Cela dit, si on regarde la scène musicale actuelle au Québec, il y a énormément de place pour La fièvre. Il s’agit d’un groupe mature, à la vocation claire et aux revendications limpides. Bref, le seul groupe qui puisse faire une chanson semi-érotique qui se nomme Écoféministe et en faire un des meilleurs moments des Francouvertes.

 

Palmarès

Sachant qu’au moins une certaine partie des billets ont été achetés par le public de Jeremy Lachance et Désarroi, on se demandait bien comment La fièvre et sa proposition plus champ gauche allait s’en tirer. Avec seulement deux soirs à faire, le duo se retrouve en excellente position pour faire les demi-finales en se classant cinquième.

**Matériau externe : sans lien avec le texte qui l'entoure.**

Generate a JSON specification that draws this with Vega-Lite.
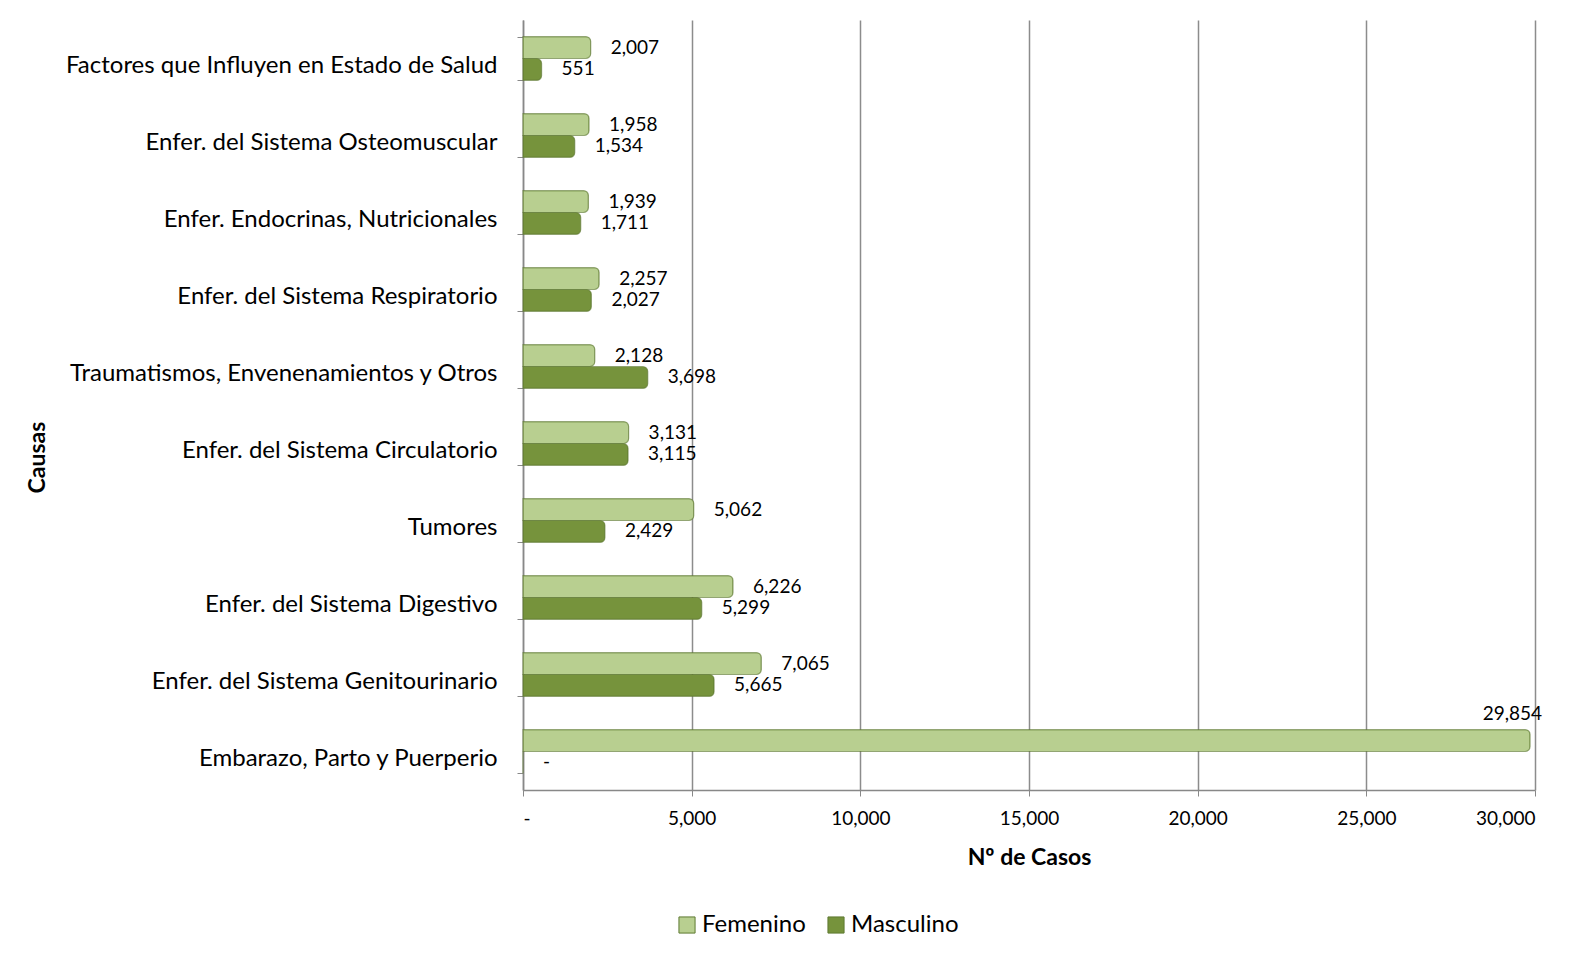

Quant à lui, Désarroi arrache tout juste la neuvième et dernière place.

Des artistes qui sont passés cet hiver, Ariane Roy, Vendou et Jessy Benjamin sont maintenant assurés de passer au prochain tour, alors que Guillaume Bordel et Petite papa doivent renoncer à leurs espoirs de poursuivre l’aventure.

  1. Ariane Roy
  2. Vendou
  3. Jessy Benjamin
  4. Narcisse
  5. La fièvre
  6. La faune
  7. Embo/phlébite
  8. Aramis
  9. Désarroi

Les Francouvertes recommenceront dès ce soir avec Kanen, Thaïs et Valence.